[Start Provided data]

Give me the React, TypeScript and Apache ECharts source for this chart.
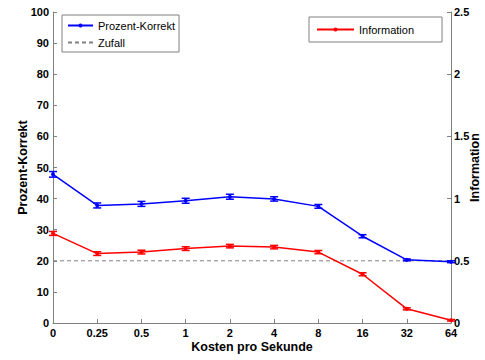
import React, { useEffect, useRef } from "react";
import * as echarts from "echarts";

const categories = ["0", "0.25", "0.5", "1", "2", "4", "8", "16", "32", "64"];
const prozentKorrekt = [47.8, 37.8, 38.3, 39.3, 40.6, 39.9, 37.5, 27.9, 20.3, 19.7];
const prozentErr = [0.9, 0.8, 0.8, 0.8, 0.8, 0.7, 0.6, 0.5, 0.3, 0.3];
const information = [0.72, 0.558, 0.57, 0.598, 0.618, 0.61, 0.57, 0.392, 0.114, 0.022];
const informationErr = [0.016, 0.015, 0.015, 0.015, 0.014, 0.014, 0.013, 0.012, 0.008, 0.006];
const zufall = [20, 20, 20, 20, 20, 20, 20, 20, 20, 20];

const FONT = "Liberation Sans, Arial, Helvetica, sans-serif";

function errorSeries(values: number[], errs: number[], color: string, yAxisIndex: number) {
  return {
    type: "custom",
    yAxisIndex,
    silent: true,
    z: 3,
    data: values.map((v, i) => [i, v - errs[i], v + errs[i]]),
    renderItem: (params: any, api: any) => {
      const i = api.value(0);
      const lo = api.coord([i, api.value(1)]);
      const hi = api.coord([i, api.value(2)]);
      const w = 4;
      const style = { stroke: color, lineWidth: 1.5 };
      return {
        type: "group",
        children: [
          { type: "line", shape: { x1: lo[0], y1: lo[1], x2: hi[0], y2: hi[1] }, style },
          { type: "line", shape: { x1: lo[0] - w, y1: lo[1], x2: lo[0] + w, y2: lo[1] }, style },
          { type: "line", shape: { x1: hi[0] - w, y1: hi[1], x2: hi[0] + w, y2: hi[1] }, style },
        ],
      };
    },
  };
}

export default function App() {
  const ref = useRef<HTMLDivElement>(null);
  useEffect(() => {
    if (!ref.current) return;
    document.body.style.margin = "0";
    document.body.style.overflow = "hidden";
    const chart = echarts.init(ref.current, undefined, { renderer: "svg" });
    const axisLine = { show: true, lineStyle: { color: "#808080", width: 1 } };
    const axisTick = { show: true, inside: true, length: 4, lineStyle: { color: "#808080" } };
    const labelStyle = { color: "#000", fontFamily: FONT, fontSize: 11, fontWeight: "bold" as const };
    const nameStyle = { color: "#000", fontFamily: FONT, fontSize: 12.5, fontWeight: "bold" as const };
    chart.setOption({
      animation: false,
      backgroundColor: "#fff",
      textStyle: { fontFamily: FONT },
      grid: { left: 53, right: 34, top: 12, bottom: 37, containLabel: false, outerBoundsMode: "none" },
      legend: [
        {
          data: ["Prozent-Korrekt", { name: "Zufall", itemStyle: { opacity: 0 } }],
          orient: "vertical",
          left: 62,
          top: 15,
          padding: [5, 4, 4, 5],
          itemGap: 6,
          itemWidth: 25,
          itemHeight: 5,
          backgroundColor: "#fff",
          borderColor: "#808080",
          borderWidth: 1,
          borderRadius: 0,
          textStyle: { color: "#000", fontFamily: FONT, fontSize: 11, lineHeight: 10 },
          selectedMode: false,
        },
        {
          data: ["Information"],
          left: 309,
          top: 17,
          padding: [7, 28, 7, 7],
          itemWidth: 37,
          itemHeight: 5,
          backgroundColor: "#fff",
          borderColor: "#808080",
          borderWidth: 1,
          borderRadius: 0,
          textStyle: { color: "#000", fontFamily: FONT, fontSize: 11, lineHeight: 10 },
          selectedMode: false,
        },
      ],
      xAxis: {
        type: "category",
        data: categories,
        boundaryGap: false,
        axisLine,
        axisTick: { ...axisTick, alignWithLabel: true },
        axisLabel: { ...labelStyle, margin: 4 },
        splitLine: { show: false },
        name: "Kosten pro Sekunde",
        nameLocation: "middle",
        nameGap: 17,
        nameMoveOverlap: false,
        nameTextStyle: nameStyle,
      },
      yAxis: [
        {
          type: "value",
          min: 0,
          max: 100,
          interval: 10,
          position: "left",
          axisLine,
          axisTick,
          axisLabel: { ...labelStyle, margin: 4 },
          splitLine: { show: false },
          name: "Prozent-Korrekt",
          nameLocation: "middle",
          nameRotate: 90,
          nameGap: 24,
          nameMoveOverlap: false,
          nameTextStyle: nameStyle,
        },
        {
          type: "value",
          min: 0,
          max: 2.5,
          interval: 0.5,
          position: "right",
          axisLine,
          axisTick,
          axisLabel: { ...labelStyle, margin: 3 },
          splitLine: { show: false },
          name: "Information",
          nameLocation: "middle",
          nameRotate: 90,
          nameGap: 17,
          nameMoveOverlap: false,
          nameTextStyle: nameStyle,
        },
      ],
      series: [
        {
          name: "Zufall",
          type: "line",
          data: zufall,
          symbol: "none",
          lineStyle: { color: "#808080", width: 1, type: [4, 3] },
          itemStyle: { color: "#808080" },
          z: 1,
        },
        {
          name: "Prozent-Korrekt",
          type: "line",
          data: prozentKorrekt,
          symbol: "circle",
          symbolSize: 4,
          lineStyle: { color: "#0000ff", width: 1.5 },
          itemStyle: { color: "#0000ff" },
          z: 4,
        },
        {
          name: "Information",
          type: "line",
          yAxisIndex: 1,
          data: information,
          symbol: "circle",
          symbolSize: 4,
          lineStyle: { color: "#ff0000", width: 1.5 },
          itemStyle: { color: "#ff0000" },
          z: 4,
        },
        errorSeries(prozentKorrekt, prozentErr, "#0000ff", 0),
        errorSeries(information, informationErr, "#ff0000", 1),
      ],
    });
    return () => chart.dispose();
  }, []);
  return <div ref={ref} style={{ width: 485, height: 360, position: "fixed", left: 0, top: 0 }} />;
}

[End Provided data]

Given instruction: Skip the pictures, please, and transcribe only the lines from the beginning of the material through the one that contains "import * as".

Solution to the problem:
Give me the React, TypeScript and Apache ECharts source for this chart.
import React, { useEffect, useRef } from "react";
import * as echarts from "echarts";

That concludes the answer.